## BEGIN Source data
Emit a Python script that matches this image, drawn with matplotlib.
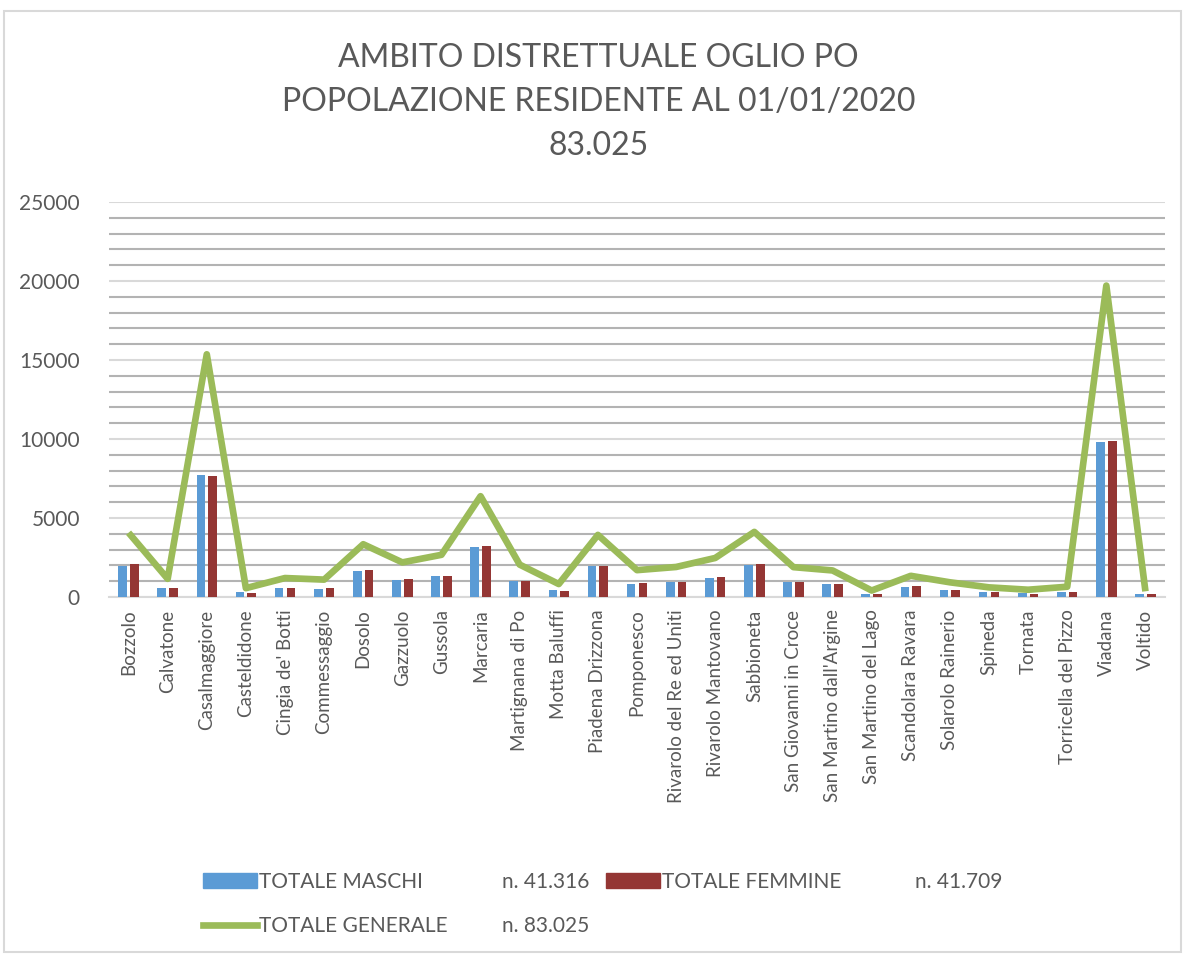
import matplotlib
matplotlib.use("Agg")
import matplotlib.pyplot as plt
from matplotlib.patches import Patch, Rectangle
from matplotlib.lines import Line2D
from matplotlib.ticker import MultipleLocator
import numpy as np

plt.rcParams["font.family"] = ["Lato", "DejaVu Sans"]

comuni = ["Bozzolo", "Calvatone", "Casalmaggiore", "Casteldidone", "Cingia de' Botti",
          "Commessaggio", "Dosolo", "Gazzuolo", "Gussola", "Marcaria", "Martignana di Po",
          "Motta Baluffi", "Piadena Drizzona", "Pomponesco", "Rivarolo del Re ed Uniti",
          "Rivarolo Mantovano", "Sabbioneta", "San Giovanni in Croce", "San Martino dall'Argine",
          "San Martino del Lago", "Scandolara Ravara", "Solarolo Rainerio", "Spineda",
          "Tornata", "Torricella del Pizzo", "Viadana", "Voltido"]
maschi = [1990, 590, 7700, 290, 600, 530, 1650, 1080, 1320, 3150, 1030, 420, 1940,
          840, 950, 1220, 2040, 920, 830, 200, 660, 460, 300, 240, 320, 9830, 190]
femmine = [2080, 560, 7660, 270, 600, 570, 1690, 1110, 1350, 3230, 1020, 400, 1990,
           860, 950, 1250, 2080, 970, 850, 210, 680, 470, 310, 220, 330, 9880, 170]
totale = [4070, 1150, 15360, 560, 1200, 1100, 3340, 2190, 2670, 6380, 2050, 820, 3930,
          1700, 1900, 2470, 4120, 1890, 1680, 410, 1340, 930, 610, 460, 650, 19710, 360]

titolo = "AMBITO DISTRETTUALE OGLIO PO\nPOPOLAZIONE RESIDENTE AL 01/01/2020\n83.025"
legenda = [("TOTALE MASCHI", "n. 41.316"), ("TOTALE FEMMINE", "n. 41.709"),
           ("TOTALE GENERALE", "n. 83.025")]

BLUE = "#5B9BD5"
RED = "#943634"
GREEN = "#9BBB59"
TXT = "#595959"

W, H = 1185, 956
fig = plt.figure(figsize=(W / 100, H / 100), dpi=100)
ax = fig.add_axes([109 / W, 1 - 597 / H, (1165 - 109) / W, (597 - 202) / H])

x = np.arange(len(comuni))
ax.bar(x - 0.15, maschi, width=0.22, color=BLUE, zorder=3)
ax.bar(x + 0.15, femmine, width=0.22, color=RED, zorder=3)
ax.plot(x, totale, color=GREEN, lw=4.8, solid_joinstyle="round", solid_capstyle="butt", zorder=4)

ax.set_xlim(-0.5, len(comuni) - 0.5)
ax.set_ylim(0, 25000)
ax.yaxis.set_major_locator(MultipleLocator(5000))
ax.yaxis.set_minor_locator(MultipleLocator(1000))
ax.grid(which="major", axis="y", color="#d9d9d9", lw=1.5, zorder=0)
ax.grid(which="minor", axis="y", color="#b3b3b3", lw=1.5, zorder=0)
ax.set_axisbelow(True)
for s in ["top", "right", "left"]:
    ax.spines[s].set_visible(False)
ax.spines["bottom"].set_color("#d9d9d9")
ax.spines["bottom"].set_linewidth(1.5)
ax.tick_params(which="both", length=0)
ax.tick_params(axis="y", labelsize=15, labelcolor=TXT, pad=21)
ax.set_xticks(x)
ax.set_xticklabels(comuni, rotation=90, fontsize=13.5, color=TXT)
ax.tick_params(axis="x", pad=9)

fig.text(0.505, 1 - 102 / H, titolo, ha="center", va="center", fontsize=23,
         color=TXT, linespacing=1.6)

# legend, one entry at a time so the numbers line up like the original
handles = [Patch(color=BLUE), Patch(color=RED), Line2D([0], [0], color=GREEN, lw=4.8)]
pos = [(203, 882, 502), (606, 882, 915), (203, 926, 502)]
for h, (lab, num), (lx, ly, nx) in zip(handles, legenda, pos):
    fig.legend([h], [lab], loc="center left", bbox_to_anchor=(lx / W, 1 - ly / H),
               frameon=False, fontsize=15, labelcolor=TXT, handlelength=2.6,
               handleheight=0.75, handletextpad=0.1, borderpad=0, borderaxespad=0)
    fig.text(nx / W, 1 - ly / H, num, ha="left", va="center", fontsize=15, color=TXT)

fig.add_artist(Rectangle((4 / W, 4 / H), 1177 / W, (952 - 11) / H, transform=fig.transFigure,
                         fill=False, edgecolor="#d9d9d9", lw=1.5))

fig.savefig("out.png", dpi=100)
## END Source data
### [What the task asks]
Transcribe the full listing above exactly as it stands, minus the pictures.

### [Result]
Emit a Python script that matches this image, drawn with matplotlib.
import matplotlib
matplotlib.use("Agg")
import matplotlib.pyplot as plt
from matplotlib.patches import Patch, Rectangle
from matplotlib.lines import Line2D
from matplotlib.ticker import MultipleLocator
import numpy as np

plt.rcParams["font.family"] = ["Lato", "DejaVu Sans"]

comuni = ["Bozzolo", "Calvatone", "Casalmaggiore", "Casteldidone", "Cingia de' Botti",
          "Commessaggio", "Dosolo", "Gazzuolo", "Gussola", "Marcaria", "Martignana di Po",
          "Motta Baluffi", "Piadena Drizzona", "Pomponesco", "Rivarolo del Re ed Uniti",
          "Rivarolo Mantovano", "Sabbioneta", "San Giovanni in Croce", "San Martino dall'Argine",
          "San Martino del Lago", "Scandolara Ravara", "Solarolo Rainerio", "Spineda",
          "Tornata", "Torricella del Pizzo", "Viadana", "Voltido"]
maschi = [1990, 590, 7700, 290, 600, 530, 1650, 1080, 1320, 3150, 1030, 420, 1940,
          840, 950, 1220, 2040, 920, 830, 200, 660, 460, 300, 240, 320, 9830, 190]
femmine = [2080, 560, 7660, 270, 600, 570, 1690, 1110, 1350, 3230, 1020, 400, 1990,
           860, 950, 1250, 2080, 970, 850, 210, 680, 470, 310, 220, 330, 9880, 170]
totale = [4070, 1150, 15360, 560, 1200, 1100, 3340, 2190, 2670, 6380, 2050, 820, 3930,
          1700, 1900, 2470, 4120, 1890, 1680, 410, 1340, 930, 610, 460, 650, 19710, 360]

titolo = "AMBITO DISTRETTUALE OGLIO PO\nPOPOLAZIONE RESIDENTE AL 01/01/2020\n83.025"
legenda = [("TOTALE MASCHI", "n. 41.316"), ("TOTALE FEMMINE", "n. 41.709"),
           ("TOTALE GENERALE", "n. 83.025")]

BLUE = "#5B9BD5"
RED = "#943634"
GREEN = "#9BBB59"
TXT = "#595959"

W, H = 1185, 956
fig = plt.figure(figsize=(W / 100, H / 100), dpi=100)
ax = fig.add_axes([109 / W, 1 - 597 / H, (1165 - 109) / W, (597 - 202) / H])

x = np.arange(len(comuni))
ax.bar(x - 0.15, maschi, width=0.22, color=BLUE, zorder=3)
ax.bar(x + 0.15, femmine, width=0.22, color=RED, zorder=3)
ax.plot(x, totale, color=GREEN, lw=4.8, solid_joinstyle="round", solid_capstyle="butt", zorder=4)

ax.set_xlim(-0.5, len(comuni) - 0.5)
ax.set_ylim(0, 25000)
ax.yaxis.set_major_locator(MultipleLocator(5000))
ax.yaxis.set_minor_locator(MultipleLocator(1000))
ax.grid(which="major", axis="y", color="#d9d9d9", lw=1.5, zorder=0)
ax.grid(which="minor", axis="y", color="#b3b3b3", lw=1.5, zorder=0)
ax.set_axisbelow(True)
for s in ["top", "right", "left"]:
    ax.spines[s].set_visible(False)
ax.spines["bottom"].set_color("#d9d9d9")
ax.spines["bottom"].set_linewidth(1.5)
ax.tick_params(which="both", length=0)
ax.tick_params(axis="y", labelsize=15, labelcolor=TXT, pad=21)
ax.set_xticks(x)
ax.set_xticklabels(comuni, rotation=90, fontsize=13.5, color=TXT)
ax.tick_params(axis="x", pad=9)

fig.text(0.505, 1 - 102 / H, titolo, ha="center", va="center", fontsize=23,
         color=TXT, linespacing=1.6)

# legend, one entry at a time so the numbers line up like the original
handles = [Patch(color=BLUE), Patch(color=RED), Line2D([0], [0], color=GREEN, lw=4.8)]
pos = [(203, 882, 502), (606, 882, 915), (203, 926, 502)]
for h, (lab, num), (lx, ly, nx) in zip(handles, legenda, pos):
    fig.legend([h], [lab], loc="center left", bbox_to_anchor=(lx / W, 1 - ly / H),
               frameon=False, fontsize=15, labelcolor=TXT, handlelength=2.6,
               handleheight=0.75, handletextpad=0.1, borderpad=0, borderaxespad=0)
    fig.text(nx / W, 1 - ly / H, num, ha="left", va="center", fontsize=15, color=TXT)

fig.add_artist(Rectangle((4 / W, 4 / H), 1177 / W, (952 - 11) / H, transform=fig.transFigure,
                         fill=False, edgecolor="#d9d9d9", lw=1.5))

fig.savefig("out.png", dpi=100)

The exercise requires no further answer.